STATED PROBLEM:
The lines to extract run from the start of the records through the line with "const LABEL_END = 894;", both ends included; drop the pictures.
— START MATERIALS PROVIDED —
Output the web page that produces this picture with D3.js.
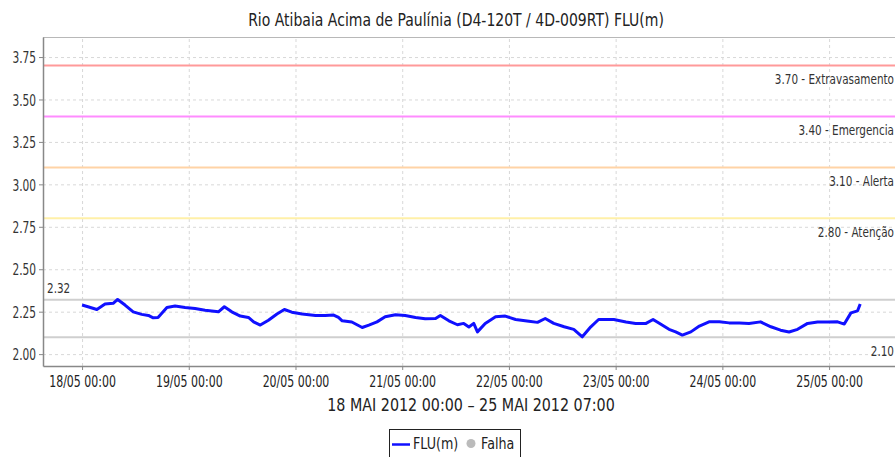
<!DOCTYPE html>
<html>
<head>
<meta charset="utf-8">
<script src="https://cdn.jsdelivr.net/npm/d3@7"></script>
<style>
    body { margin: 0; background: #fff; overflow: hidden; }
    svg { display: block; }
    .cond { font-family: 'DejaVu Sans Condensed', 'DejaVu Sans', sans-serif; font-stretch: condensed; }
    .reg { font-family: 'DejaVu Sans', sans-serif; }
</style>
</head>
<body>
<svg id="chart"></svg>
<script>
const WIDTH = 895;
const HEIGHT = 457;
const PLOT = { left: 43, top: 37, right: 898, bottom: 366 };
const SY = 1.27; // the source picture is stretched vertically
const LABEL_END = 894;

// level readings (FLU, metres)
const times = [
    '2012-05-18 00:00', '2012-05-18 01:20', '2012-05-18 03:20', '2012-05-18 05:10',
    '2012-05-18 07:00', '2012-05-18 08:00', '2012-05-18 09:40', '2012-05-18 11:30',
    '2012-05-18 13:25', '2012-05-18 14:55', '2012-05-18 16:00', '2012-05-18 17:05',
    '2012-05-18 19:05', '2012-05-18 20:55', '2012-05-18 23:10', '2012-05-19 01:25',
    '2012-05-19 03:40', '2012-05-19 06:40', '2012-05-19 08:00', '2012-05-19 09:40',
    '2012-05-19 11:35', '2012-05-19 13:25', '2012-05-19 14:35', '2012-05-19 16:05',
    '2012-05-19 17:55', '2012-05-19 19:50', '2012-05-19 21:30', '2012-05-19 23:10',
    '2012-05-20 01:30', '2012-05-20 04:30', '2012-05-20 06:40', '2012-05-20 08:35',
    '2012-05-20 09:40', '2012-05-20 10:30', '2012-05-20 12:40', '2012-05-20 15:00',
    '2012-05-20 16:30', '2012-05-20 18:20', '2012-05-20 20:10', '2012-05-20 22:30',
    '2012-05-21 00:40', '2012-05-21 03:00', '2012-05-21 05:10', '2012-05-21 07:30',
    '2012-05-21 08:35', '2012-05-21 10:30', '2012-05-21 12:25', '2012-05-21 13:50',
    '2012-05-21 15:00', '2012-05-21 16:05', '2012-05-21 16:55', '2012-05-21 18:40',
    '2012-05-21 21:00', '2012-05-21 23:10', '2012-05-22 01:30', '2012-05-22 04:30',
    '2012-05-22 06:25', '2012-05-22 08:10', '2012-05-22 10:05', '2012-05-22 12:25',
    '2012-05-22 14:35', '2012-05-22 16:30', '2012-05-22 18:25', '2012-05-22 20:10',
    '2012-05-22 21:25', '2012-05-22 23:35', '2012-05-23 02:20', '2012-05-23 04:30',
    '2012-05-23 06:50', '2012-05-23 08:25', '2012-05-23 10:05', '2012-05-23 12:00',
    '2012-05-23 13:30', '2012-05-23 15:00', '2012-05-23 16:55', '2012-05-23 18:50',
    '2012-05-23 21:00', '2012-05-23 23:20', '2012-05-24 01:30', '2012-05-24 03:50',
    '2012-05-24 06:00', '2012-05-24 08:35', '2012-05-24 10:55', '2012-05-24 13:05',
    '2012-05-24 15:00', '2012-05-24 16:55', '2012-05-24 19:10', '2012-05-24 21:25',
    '2012-05-24 23:40', '2012-05-25 01:55', '2012-05-25 03:25', '2012-05-25 04:55',
    '2012-05-25 06:25', '2012-05-25 07:00'
];
const levels = [
    2.289, 2.279, 2.263, 2.295, 2.299, 2.322, 2.289, 2.249,
    2.234, 2.228, 2.214, 2.216, 2.275, 2.283, 2.275, 2.269,
    2.259, 2.249, 2.279, 2.249, 2.224, 2.216, 2.190, 2.171,
    2.200, 2.236, 2.263, 2.247, 2.236, 2.228, 2.228, 2.230,
    2.216, 2.196, 2.189, 2.157, 2.171, 2.190, 2.220, 2.232,
    2.228, 2.216, 2.208, 2.210, 2.228, 2.196, 2.173, 2.181,
    2.160, 2.181, 2.131, 2.181, 2.220, 2.224, 2.204, 2.193,
    2.187, 2.210, 2.181, 2.161, 2.146, 2.102, 2.161, 2.204,
    2.204, 2.204, 2.189, 2.181, 2.181, 2.204, 2.177, 2.146,
    2.131, 2.112, 2.131, 2.165, 2.190, 2.190, 2.184, 2.184,
    2.181, 2.190, 2.161, 2.141, 2.130, 2.146, 2.181, 2.189,
    2.189, 2.190, 2.177, 2.243, 2.255, 2.295
];

// alarm thresholds
const thresholdValues = [3.70, 3.40, 3.10, 2.80];
const thresholdNames = ['Extravasamento', 'Emergencia', 'Alerta', 'Atenção'];
const thresholdColors = ['#ff9a9a', '#ff8cff', '#ffd3a6', '#fff0a8'];

const maxLevel = 2.32;
const minLevel = 2.10;

const yTicks = [2.00, 2.25, 2.50, 2.75, 3.00, 3.25, 3.50, 3.75];
const xTicks = [
    '2012-05-18 00:00', '2012-05-19 00:00', '2012-05-20 00:00', '2012-05-21 00:00',
    '2012-05-22 00:00', '2012-05-23 00:00', '2012-05-24 00:00', '2012-05-25 00:00'
];
const xDomain = ['2012-05-17 15:13', '2012-05-25 15:30'];
const yDomain = [1.93, 3.868];

const titleText = 'Rio Atibaia Acima de Paulínia (D4-120T / 4D-009RT) FLU(m)';
const xLabelText = '18 MAI 2012 00:00 \u2013 25 MAI 2012 07:00';
const legendLabels = ['FLU(m)', 'Falha'];

const parseTime = d3.timeParse('%Y-%m-%d %H:%M');
const points = times.map((t, i) => ({ date: parseTime(t), value: levels[i] }));

const svg = d3.select('#chart').attr('width', WIDTH).attr('height', HEIGHT);

const x = d3.scaleTime()
    .domain(xDomain.map(parseTime))
    .range([PLOT.left, PLOT.right]);

const y = d3.scaleLinear()
    .domain(yDomain)
    .range([PLOT.bottom, PLOT.top]);

// place a text stretched vertically like the source image
function stretchedText(parent, px, py, str, cls, size, anchor) {
    return parent.append('text')
        .attr('class', cls)
        .attr('transform', `translate(${px},${py}) scale(1,${SY})`)
        .attr('text-anchor', anchor)
        .attr('font-size', size)
        .attr('fill', '#333')
        .text(str);
}

// grid
svg.append('g')
    .attr('transform', `translate(0,${PLOT.bottom})`)
    .call(d3.axisBottom(x).tickValues(xTicks.map(parseTime))
        .tickSize(-(PLOT.bottom - PLOT.top)).tickFormat(''))
    .call((g) => g.select('.domain').remove())
    .selectAll('line')
    .attr('stroke', '#d8d8d8')
    .attr('stroke-dasharray', '3,3');

svg.append('g')
    .attr('transform', `translate(${PLOT.left},0)`)
    .call(d3.axisLeft(y).tickValues(yTicks)
        .tickSize(-(PLOT.right - PLOT.left)).tickFormat(''))
    .call((g) => g.select('.domain').remove())
    .selectAll('line')
    .attr('stroke', '#d8d8d8')
    .attr('stroke-dasharray', '3,3');

// threshold lines
thresholdValues.forEach((v, i) => {
    svg.append('line')
        .attr('x1', PLOT.left).attr('x2', PLOT.right)
        .attr('y1', y(v)).attr('y2', y(v))
        .attr('stroke', thresholdColors[i])
        .attr('stroke-width', 2);
    stretchedText(svg, LABEL_END, y(v) + 18.5, `${v.toFixed(2)} - ${thresholdNames[i]}`,
        'cond', 11.6, 'end');
});

// max / min reference lines
[maxLevel, minLevel].forEach((v) => {
    svg.append('line')
        .attr('x1', PLOT.left).attr('x2', PLOT.right)
        .attr('y1', y(v)).attr('y2', y(v))
        .attr('stroke', '#cfcfcf')
        .attr('stroke-width', 2);
});
stretchedText(svg, 47, y(maxLevel) - 6.7, maxLevel.toFixed(2), 'cond', 11.6, 'start');
stretchedText(svg, LABEL_END, y(minLevel) + 19, minLevel.toFixed(2), 'cond', 11.6, 'end');

// series
const line = d3.line()
    .x((d) => x(d.date))
    .y((d) => y(d.value));

svg.append('path')
    .datum(points)
    .attr('d', line)
    .attr('fill', 'none')
    .attr('stroke', '#1010ff')
    .attr('stroke-width', 3)
    .attr('stroke-linejoin', 'round');

// frame and axes
svg.append('line')
    .attr('x1', PLOT.left).attr('x2', PLOT.right)
    .attr('y1', PLOT.top + 0.5).attr('y2', PLOT.top + 0.5)
    .attr('stroke', '#b8b8b8');

const yAxis = svg.append('g')
    .attr('transform', `translate(${PLOT.left},0)`)
    .call(d3.axisLeft(y).tickValues(yTicks).tickSize(4).tickSizeOuter(0)
        .tickFormat(d3.format('.2f')));
yAxis.select('.domain').attr('stroke', '#888').attr('stroke-width', 1.5);
yAxis.selectAll('.tick line').attr('stroke', '#888');
yAxis.selectAll('.tick text')
    .attr('class', 'cond')
    .attr('font-size', 11.8)
    .attr('fill', '#333')
    .attr('x', -7)
    .attr('dy', null)
    .attr('y', 0)
    .attr('transform', `scale(1,${SY * 1.1})`)
    .attr('dominant-baseline', 'central');

const xAxis = svg.append('g')
    .attr('transform', `translate(0,${PLOT.bottom})`)
    .call(d3.axisBottom(x).tickValues(xTicks.map(parseTime)).tickSize(4).tickSizeOuter(0)
        .tickFormat(d3.timeFormat('%d/%m %H:%M')));
xAxis.select('.domain').attr('stroke', '#888').attr('stroke-width', 1.5);
xAxis.selectAll('.tick line').attr('stroke', '#888');
xAxis.selectAll('.tick text')
    .attr('class', 'cond')
    .attr('font-size', 12.2)
    .attr('fill', '#222')
    .attr('dy', null)
    .attr('y', 21 / SY)
    .attr('transform', `scale(1,${SY})`);

// titles
stretchedText(svg, 456, 26, titleText, 'reg', 14, 'middle').attr('fill', '#222');
stretchedText(svg, 471, 411, xLabelText, 'reg', 14.3, 'middle').attr('fill', '#222');

// legend
const legend = svg.append('g');
legend.append('rect')
    .attr('x', 389.5).attr('y', 429.5)
    .attr('width', 131).attr('height', 40)
    .attr('fill', '#fff')
    .attr('stroke', '#222');
legend.append('line')
    .attr('x1', 392).attr('x2', 410)
    .attr('y1', 444.5).attr('y2', 444.5)
    .attr('stroke', '#1010ff')
    .attr('stroke-width', 2.5);
stretchedText(legend, 413, 448.5, legendLabels[0], 'reg', 12.7, 'start').attr('fill', '#222');
legend.append('circle')
    .attr('cx', 471).attr('cy', 443.5).attr('r', 4.5)
    .attr('fill', '#bbb');
stretchedText(legend, 481, 448.5, legendLabels[1], 'reg', 12.7, 'start').attr('fill', '#222');
</script>
</body>
</html>
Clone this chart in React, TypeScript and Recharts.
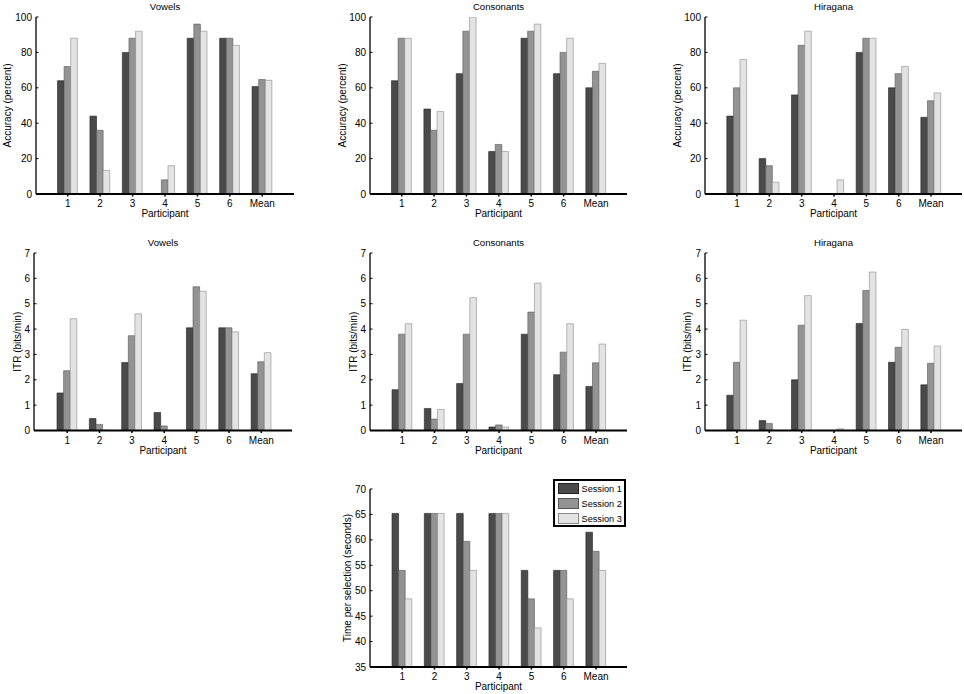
— END MATERIALS PROVIDED —
EXPECTED ANSWER:
Output the web page that produces this picture with D3.js.
<!DOCTYPE html>
<html>
<head>
<meta charset="utf-8">
<script src="https://cdn.jsdelivr.net/npm/d3@7"></script>
<style>
    body { margin: 0; background: #fff; overflow: hidden; }
    svg { display: block; }
    .cond { font-family: 'DejaVu Sans Condensed', 'DejaVu Sans', sans-serif; font-stretch: condensed; }
    .reg { font-family: 'DejaVu Sans', sans-serif; }
</style>
</head>
<body>
<svg id="chart"></svg>
<script>
const WIDTH = 895;
const HEIGHT = 457;
const PLOT = { left: 43, top: 37, right: 898, bottom: 366 };
const SY = 1.27; // the source picture is stretched vertically
const LABEL_END = 894;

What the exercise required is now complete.